Can a foreign company terminate a Filipino employee at will?
Generally, no. Philippine rules on just or authorized causes and due process may apply if the worker is an employee.
Who pays taxes for a Filipino contractor?
Usually the contractor is responsible for tax registration and payment, subject to applicable withholding rules and the structure of the payer.
What is the safest structure for hiring Filipino employees?
For companies without a Philippine entity, an Employer of Record is often the most practical compliance structure.
Can contractors work fixed hours?
They can agree to availability windows, but strict employee-like schedules and supervision may increase misclassification risk.
Who owns the work created by a Filipino worker?
It depends on employment status, nature of work, and contract. A written IP assignment is strongly recommended.
Can a foreign company require exclusivity?
It can, but exclusivity may support employee classification if the worker is labeled as contractor. It should be reasonable and justified.
CXXIII. Key Takeaways
- The central issue is whether the Filipino worker is an employee or independent contractor.
- Contract labels do not control if actual practice shows employment.
- Foreign companies directly hiring Filipino employees may face Philippine labor compliance obligations.
- Remote work does not remove Philippine labor protections.
- At-will termination clauses are risky for Filipino employees.
- 13th month pay, statutory benefits, overtime, holidays, and leave must be considered for employees.
- Contractors should have genuine independence, clear deliverables, and tax responsibility.
- Employer-of-record arrangements can reduce compliance risk.
- IP, confidentiality, data privacy, and equipment clauses are essential.
- Foreign companies should assess doing-business and tax presence risk before scaling Philippine teams.
Conclusion
Foreign companies can lawfully hire Filipino workers, but the legal structure must match the reality of the working relationship. A full-time, supervised, schedule-bound Filipino worker performing core business functions may be an employee even if the contract calls them a freelancer. If the worker is an employee, Philippine labor standards, statutory benefits, due process, and termination rules may apply. If the worker is a genuine independent contractor, the agreement should focus on deliverables, independence, fees, taxes, confidentiality, intellectual property, and data protection.
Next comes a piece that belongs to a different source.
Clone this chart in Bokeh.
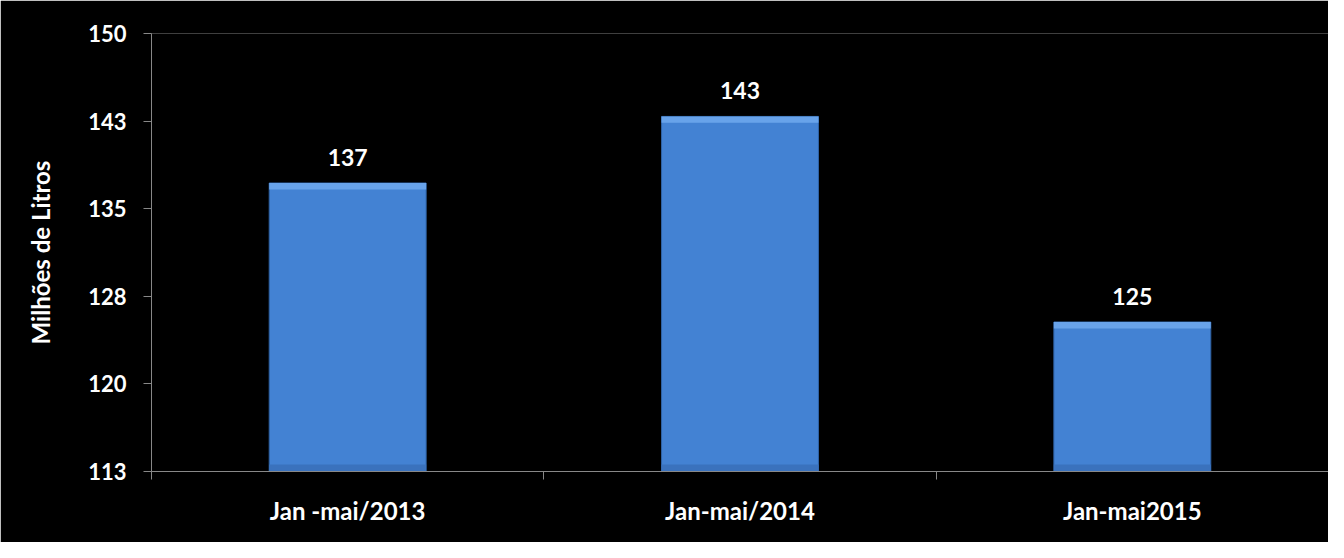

For foreign companies without a Philippine entity, direct hiring may be workable for genuine contractors, but employee-like arrangements are usually better handled through a Philippine subsidiary, branch, outsourcing provider, or employer-of-record structure. For Filipino workers, the safest approach is to clarify status, compensation, taxes, benefits, work hours, IP ownership, and termination terms before starting work.
A well-drafted contract is important, but actual conduct is more important. The parties should structure the relationship honestly, document it carefully, comply with Philippine mandatory rules where applicable, and avoid using contractor labels to disguise employment.